LA RÉVOLUTION DU LITHIUM

Publié le par Résistance verte

 

Le lithium, ce métal, nécessaire pour la fameuse transition énergétique, attise toutes les convoitises. En effet, le lithium est utile pour les batteries des ordinateurs, des téléphones portables, des voitures électriques, ainsi que pour les éoliennes.  Jusqu’à présent, le monde tournait au pétrole. Pourrait-il, demain, tourner au lithium ?

À QUOI SERT LE PÉTROLE ?

Avant de jeter le pétrole aux oubliettes, il est bon de se rappeler combien les êtres humains du XXIe siècle en sont dépendants.  Le pétrole fournit :
    •    le carburant et les lubrifiants ;
    •    les plastiques issus de la pétrochimie ;
    •    les engrais à base de pétrole ;
    •    le goudron et l’asphalte qui permettent de faire les routes ;
    •    la paraffine, utilisée pour conditionner la nourriture congelée ;
    •    les deux tiers des vêtements1 ;

Supprimez le plastique, l’asphalte et la plupart des vêtements et une bonne partie de votre quotidien disparaît.  Dit autrement, passer du pétrole à l’électrique dans les modes de transport ne va pas faire cesser l’utilisation du pétrole. Ce n’est qu’une toute petite partie du problème... En clair, malgré les discours ambiants en faveur des véhicules électriques et des éoliennes, la fin de l’extraction du pétrole n’est pas pour demain ! Est-ce que cette évolution permettra néanmoins de réduire les émissions de CO2 ? Peut-être. Mais à quel prix ? 

L’OR BLANC CACHÉ SOUS DES TRÉSORS DE LA NATURE

En réalité, la course au lithium et aux métaux rares est plus une priorité économique qu’écologique. Ce métal alcalin sert pour toutes les batteries. C’est une matière première indispensable pour le développement des objets connectés2. Ces derniers sont en plein essor. Et le développement de la 5G, puis de la 6G devrait accroître encore leur attractivité.  Le soudain enthousiasme partagé des industriels et des écologistes pour un monde électrique n’est peut être pas fondé sur les mêmes causes...  

Et la transition écologique voulue par le gouvernement français3 n’est qu’un habillage astucieux d’une nouvelle politique industrielle. Cela dit, aller chercher du lithium pour répondre à des besoins humains n’est pas forcément un problème en soi.  Malheureusement, ce lithium se trouve souvent sur des sites naturels exceptionnels ou préservés. Ce sont des régions qui n’ont pas été défigurées par l'industrialisation et l'urbanisation rampante. 

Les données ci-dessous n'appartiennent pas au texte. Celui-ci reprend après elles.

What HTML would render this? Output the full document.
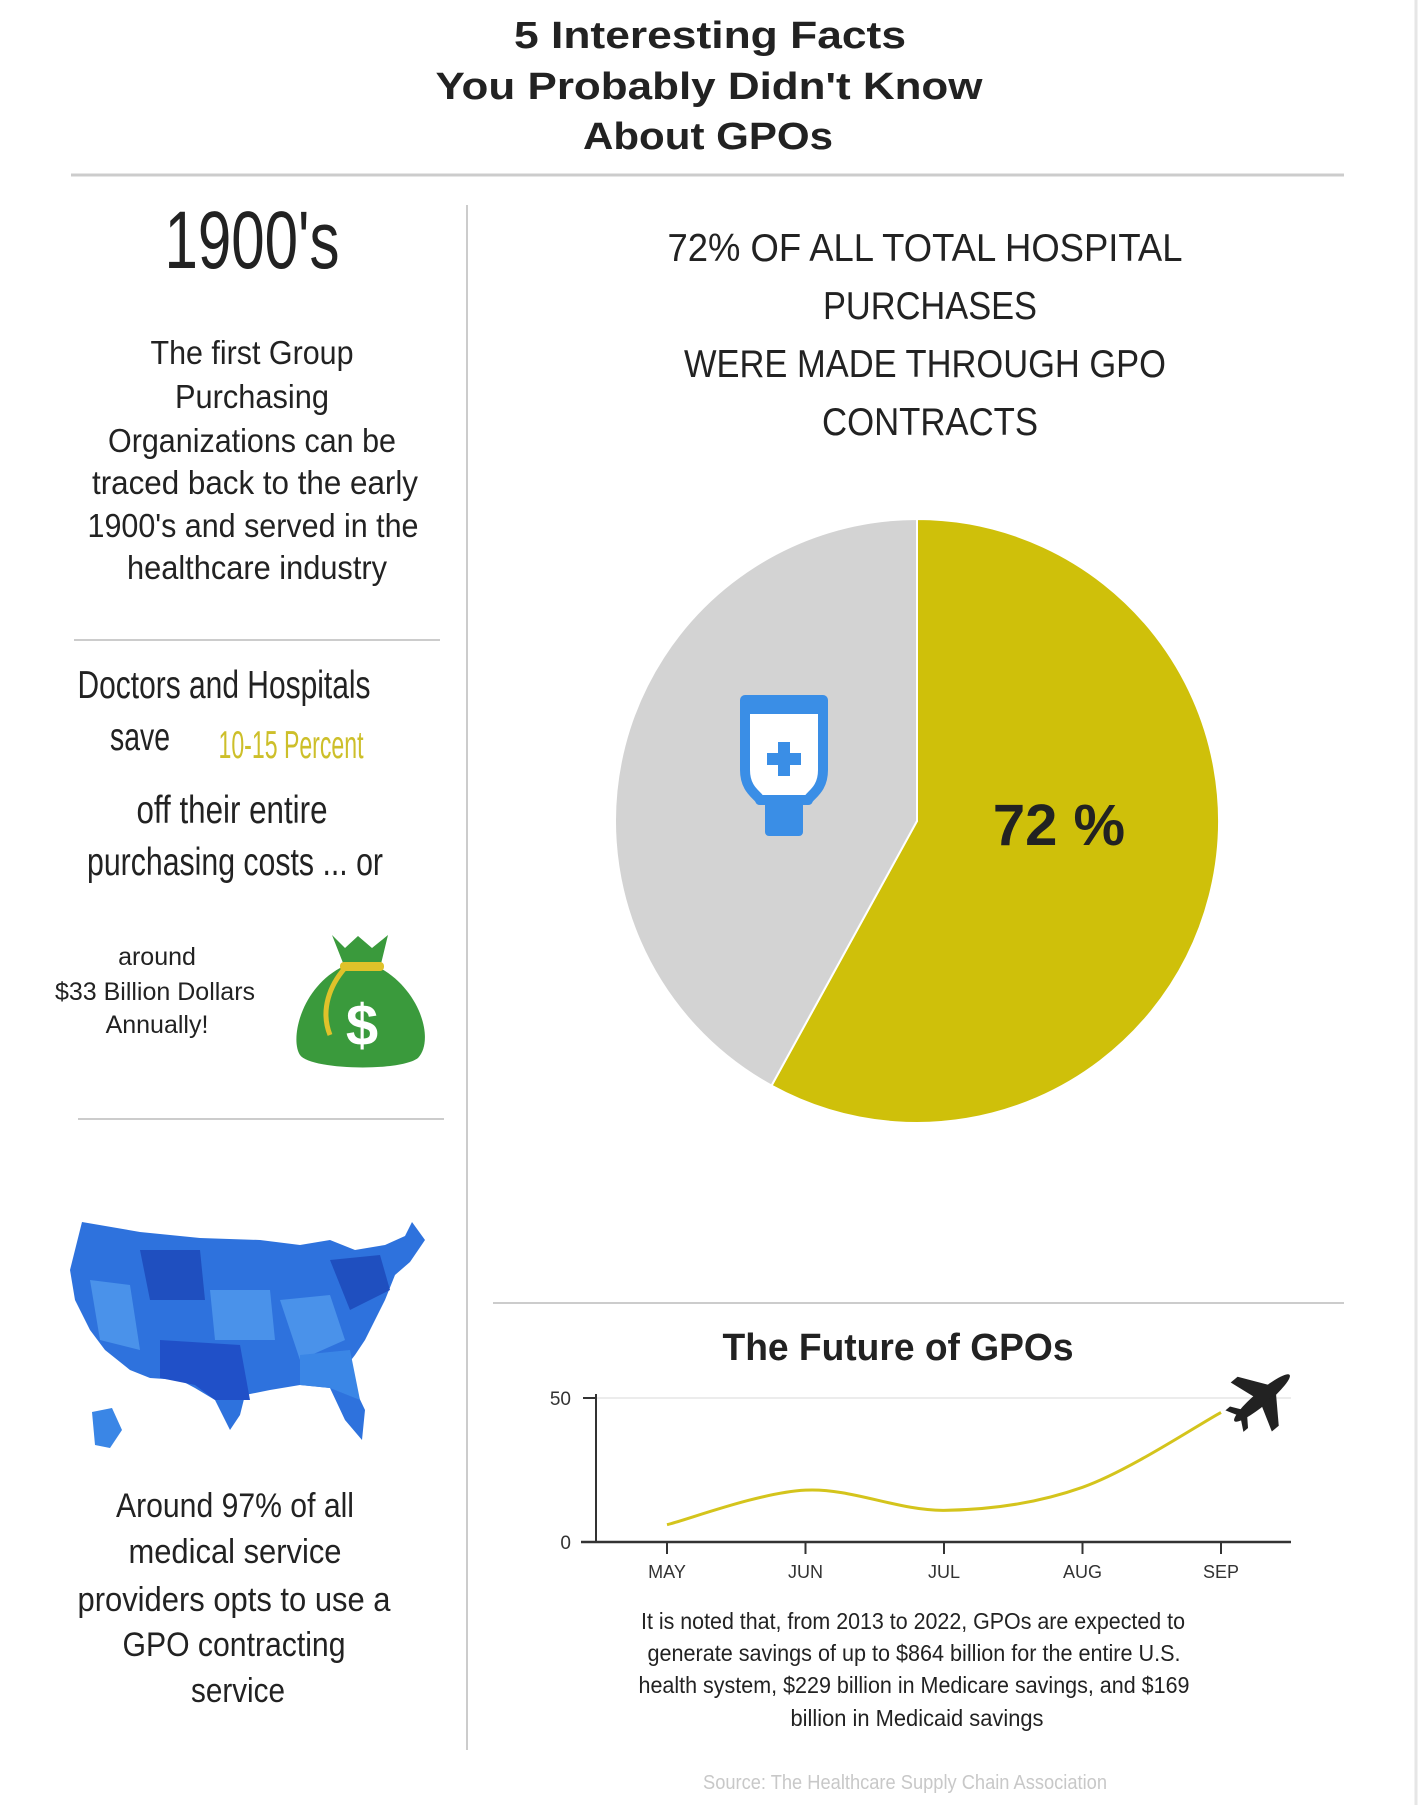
<!DOCTYPE html>
<html><head><meta charset="utf-8"><style>
html,body{margin:0;padding:0;background:#fff;}
svg{display:block;}
text{font-family:"Liberation Sans",sans-serif;}
</style></head><body>
<svg id="root" width="1419" height="1805" viewBox="0 0 1419 1805" xmlns="http://www.w3.org/2000/svg">
<rect x="0" y="0" width="1419" height="1805" fill="#fff"/>
<line x1="1416" y1="0" x2="1416" y2="1805" stroke="#e6e6e6" stroke-width="3"/>
<g fill="#222" font-weight="bold" font-size="38" text-anchor="middle">
<text x="710" y="48" textLength="392" lengthAdjust="spacingAndGlyphs">5 Interesting Facts</text>
<text x="709" y="99" textLength="547" lengthAdjust="spacingAndGlyphs">You Probably Didn't Know</text>
<text x="708" y="149" textLength="250" lengthAdjust="spacingAndGlyphs">About GPOs</text>
</g>
<line x1="71" y1="175" x2="1344" y2="175" stroke="#ccc" stroke-width="3"/>
<line x1="467" y1="205" x2="467" y2="1750" stroke="#ccc" stroke-width="2"/>

<text x="252" y="268" font-size="82" fill="#222" text-anchor="middle" textLength="175" lengthAdjust="spacingAndGlyphs">1900's</text>
<g fill="#222" font-size="33" text-anchor="middle">
<text x="252" y="364" textLength="203" lengthAdjust="spacingAndGlyphs">The first Group</text>
<text x="252" y="408" textLength="154" lengthAdjust="spacingAndGlyphs">Purchasing</text>
<text x="252" y="452" textLength="288" lengthAdjust="spacingAndGlyphs">Organizations can be</text>
<text x="255" y="494" textLength="326" lengthAdjust="spacingAndGlyphs">traced back to the early</text>
<text x="253" y="537" textLength="331" lengthAdjust="spacingAndGlyphs">1900's and served in the</text>
<text x="257" y="579" textLength="260" lengthAdjust="spacingAndGlyphs">healthcare industry</text>
</g>
<line x1="74" y1="640" x2="440" y2="640" stroke="#ccc" stroke-width="2"/>
<g fill="#222" font-size="39" text-anchor="middle">
<text x="224" y="698" textLength="293" lengthAdjust="spacingAndGlyphs">Doctors and Hospitals</text>
<text x="140" y="750" textLength="60" lengthAdjust="spacingAndGlyphs">save</text>
<text x="291" y="758" fill="#cdbf2a" textLength="145" lengthAdjust="spacingAndGlyphs">10-15 Percent</text>
<text x="232" y="823" textLength="191" lengthAdjust="spacingAndGlyphs">off their entire</text>
<text x="235" y="875" textLength="296" lengthAdjust="spacingAndGlyphs">purchasing  costs ... or</text>
</g>
<g fill="#222" font-size="25" text-anchor="middle">
<text x="157" y="965">around</text>
<text x="155" y="1000">$33 Billion Dollars</text>
<text x="157" y="1033">Annually!</text>
</g>
<g>
<path d="M340 968 C300 990 290 1040 300 1055 C310 1070 400 1072 418 1058 C435 1040 420 990 380 968 Z" fill="#3a9a3c"/>
<path d="M332 935 L345 948 L358 936 L372 948 L388 935 L380 968 L345 968 Z" fill="#3a9a3c"/>
<rect x="340" y="962" width="44" height="9" rx="4" fill="#e0c22a"/>
<path d="M345 968 C330 985 320 1010 330 1035" stroke="#e0c22a" stroke-width="5" fill="none"/>
<text x="362" y="1045" font-size="58" font-weight="bold" fill="#fff" text-anchor="middle">$</text>
</g>
<line x1="78" y1="1119" x2="444" y2="1119" stroke="#ccc" stroke-width="2"/>
<g>
<path d="M82 1222 L140 1232 L200 1238 L260 1240 L300 1245 L330 1240 L355 1250 L385 1245 L405 1236 L412 1222 L425 1240 L410 1262 L395 1275 L385 1300 L375 1320 L365 1340 L355 1355 L345 1368 L365 1410 L362 1440 L345 1420 L330 1388 L300 1385 L270 1390 L245 1395 L240 1415 L230 1430 L215 1400 L195 1388 L180 1380 L150 1378 L130 1370 L105 1350 L90 1330 L75 1300 L70 1270 Z" fill="#2e72dd"/>
<path d="M140 1250 L200 1250 L205 1300 L150 1300 Z" fill="#1f4fbf"/>
<path d="M210 1290 L270 1290 L275 1340 L215 1340 Z" fill="#4a92ea"/>
<path d="M90 1280 L130 1285 L140 1350 L100 1340 Z" fill="#4a92ea"/>
<path d="M160 1340 L240 1345 L250 1400 L215 1400 L195 1385 L160 1378 Z" fill="#2050c8"/>
<path d="M280 1300 L330 1295 L345 1340 L300 1360 Z" fill="#4a92ea"/>
<path d="M330 1260 L380 1255 L390 1290 L350 1310 Z" fill="#1f4fbf"/>
<path d="M300 1355 L350 1350 L360 1400 L330 1388 L300 1385 Z" fill="#3a86e6"/>
<path d="M92 1412 L112 1408 L122 1430 L110 1448 L95 1445 Z" fill="#3a86e6"/>
</g>
<g fill="#222" font-size="34" text-anchor="middle">
<text x="235" y="1517" textLength="238" lengthAdjust="spacingAndGlyphs">Around 97% of all</text>
<text x="235" y="1563" textLength="213" lengthAdjust="spacingAndGlyphs">medical service</text>
<text x="234" y="1611" textLength="313" lengthAdjust="spacingAndGlyphs">providers opts to use a</text>
<text x="234" y="1656" textLength="223" lengthAdjust="spacingAndGlyphs">GPO contracting</text>
<text x="238" y="1702" textLength="94" lengthAdjust="spacingAndGlyphs">service</text>
</g>

<g fill="#222" font-size="39" text-anchor="middle">
<text x="925" y="261" textLength="515" lengthAdjust="spacingAndGlyphs">72% OF ALL TOTAL HOSPITAL</text>
<text x="930" y="319" textLength="214" lengthAdjust="spacingAndGlyphs">PURCHASES</text>
<text x="925" y="377" textLength="482" lengthAdjust="spacingAndGlyphs">WERE MADE THROUGH GPO</text>
<text x="930" y="435" textLength="216" lengthAdjust="spacingAndGlyphs">CONTRACTS</text>
</g>
<g id="pie"></g>
<g>
<path d="M745 700 L823 700 L823 770 C823 790 810 795 808 800 L760 800 C758 795 745 790 745 770 Z" fill="#fff" stroke="#3a8ee6" stroke-width="10" stroke-linejoin="round"/>
<rect x="743" y="698" width="82" height="16" rx="5" fill="#3a8ee6"/>
<rect x="765" y="800" width="38" height="36" rx="4" fill="#3a8ee6"/>
<rect x="778" y="742" width="12" height="34" fill="#3a8ee6"/>
<rect x="767" y="753" width="34" height="12" fill="#3a8ee6"/>
</g>
<text x="1059" y="845" font-size="58" font-weight="bold" fill="#222" text-anchor="middle">72 %</text>

<line x1="493" y1="1303" x2="1344" y2="1303" stroke="#ccc" stroke-width="2"/>
<text x="898" y="1360" font-size="38" font-weight="bold" fill="#222" text-anchor="middle" textLength="351" lengthAdjust="spacingAndGlyphs">The Future of GPOs</text>
<g id="chart"></g>
<g fill="#222" transform="translate(1262,1398) rotate(-40)">
<ellipse cx="0" cy="0" rx="36" ry="7"/>
<path d="M-5 -5 L-14 -32 L-5 -32 L14 -5 Z"/>
<path d="M-5 5 L-14 32 L-5 32 L14 5 Z"/>
<path d="M-30 -3 L-36 -14 L-30 -14 L-22 -3 Z"/>
<path d="M-30 3 L-36 14 L-30 14 L-22 3 Z"/>
</g>
<g fill="#222" font-size="23" text-anchor="middle">
<text x="913" y="1629" textLength="544" lengthAdjust="spacingAndGlyphs">It is noted that, from 2013 to 2022, GPOs are expected to</text>
<text x="914" y="1661" textLength="533" lengthAdjust="spacingAndGlyphs">generate savings of up to $864 billion for the entire U.S.</text>
<text x="914" y="1693" textLength="551" lengthAdjust="spacingAndGlyphs">health system, $229 billion in Medicare savings, and $169</text>
<text x="917" y="1726" textLength="253" lengthAdjust="spacingAndGlyphs">billion in Medicaid savings</text>
</g>
<text x="905" y="1789" font-size="20" fill="#c8c8c8" text-anchor="middle" textLength="404" lengthAdjust="spacingAndGlyphs">Source: The Healthcare Supply Chain Association</text>
</svg>
<script>
const pieLabels = ["GPO contracts", "Other"];
const pieValues = [58, 42];
const pieColors = ["#cfc00a", "#d3d3d3"];

const months = ["MAY", "JUN", "JUL", "AUG", "SEP"];
const savings = [6, 18, 11, 19, 45];
const yTicks = [0, 50];

const NS = "http://www.w3.org/2000/svg";
function mk(tag, attrs, parent){const e=document.createElementNS(NS,tag);for(const k in attrs)e.setAttribute(k,attrs[k]);parent.appendChild(e);return e;}

// pie
const pie = document.getElementById("pie");
const cx=917, cy=821, r=302;
const total = pieValues.reduce((a,b)=>a+b,0);
let ang = 0;
pieValues.forEach((v,i)=>{
  const a0 = ang/total*2*Math.PI, a1=(ang+v)/total*2*Math.PI; ang+=v;
  const x0=cx+r*Math.sin(a0), y0=cy-r*Math.cos(a0), x1=cx+r*Math.sin(a1), y1=cy-r*Math.cos(a1);
  const large = (a1-a0)>Math.PI?1:0;
  const p = mk("path",{d:`M${cx} ${cy} L${x0} ${y0} A${r} ${r} 0 ${large} 1 ${x1} ${y1} Z`,fill:pieColors[i],stroke:"#fff","stroke-width":2},pie);
  
  
});

// line chart
const chart = document.getElementById("chart");
const x0=667, xStep=(1221-667)/(months.length-1);
const yBase=1542, yTop=1398, yMax=50;
const xs = i => x0 + i*xStep;
const ys = v => yBase - (v/yMax)*(yBase-yTop);
yTicks.forEach(t=>{
  if(t>0){const g=mk("line",{x1:596,y1:ys(t),x2:1291,y2:ys(t),stroke:"#ececec","stroke-width":2},chart);
  
  }
  const tk=mk("line",{x1:583,y1:ys(t),x2:596,y2:ys(t),stroke:"#333","stroke-width":2},chart);
  
  
  const lb=mk("text",{x:571,y:ys(t)+7,"font-size":19,fill:"#333","text-anchor":"end"},chart);
  lb.textContent=t;
  
  
});
const ya=mk("line",{x1:596,y1:yTop-4,x2:596,y2:yBase,stroke:"#333","stroke-width":2},chart);


const xa=mk("line",{x1:581,y1:yBase,x2:1291,y2:yBase,stroke:"#333","stroke-width":2.5},chart);


months.forEach((m,i)=>{
  const tk=mk("line",{x1:xs(i),y1:yBase,x2:xs(i),y2:yBase+12,stroke:"#333","stroke-width":2},chart);
  
  
  const lb=mk("text",{x:xs(i),y:1578,"font-size":18,fill:"#333","text-anchor":"middle"},chart);
  lb.textContent=m;
  
  
});
const pts = savings.map((v,i)=>[xs(i),ys(v)]);
let d=`M${pts[0][0]} ${pts[0][1]}`;
for(let i=0;i<pts.length-1;i++){
  const p0=pts[i-1]||pts[i], p1=pts[i], p2=pts[i+1], p3=pts[i+2]||p2;
  const c1=[p1[0]+(p2[0]-p0[0])/6, p1[1]+(p2[1]-p0[1])/6];
  const c2=[p2[0]-(p3[0]-p1[0])/6, p2[1]-(p3[1]-p1[1])/6];
  d+=` C${c1[0]} ${c1[1]} ${c2[0]} ${c2[1]} ${p2[0]} ${p2[1]}`;
}
const line=mk("path",{d:d,fill:"none",stroke:"#d4c41c","stroke-width":3},chart);


</script>
</body></html>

En Europe, c’est au nord du Portugal que se trouvent les plus grandes réserves du précieux métal alcalin. C’est une région agricole un peu oubliée du monde. C’est un endroit paisible de collines et de rivières qui a su développer le tourisme vert ces dernières années4. La région devrait perdre de son côté bucolique, même si les pouvoirs publics locaux et européens jurent que tout sera fait pour préserver les sites et éviter une pollution de l’eau. 

En Amérique Latine, c’est le désert de sel d’Atacama qui attire les entreprises minières.  C’est le plus vieux désert de la planète terre. Il abrite les plus anciennes météorites venues frapper la terre, il y a des millions d’années5. C’est un trésor naturel pour les Chiliens et pour tous les habitants de la terre. 
C’est aussi là que se trouveraient 40% des réserves de lithium du monde. Certains évoquent même le chiffre de 85% des réserves mondiales6 ! La région est appelée le “triangle d’or” du lithium, ou le triangle ABC car elle est partagée entre l’Argentine et la Bolivie, et le Chili. 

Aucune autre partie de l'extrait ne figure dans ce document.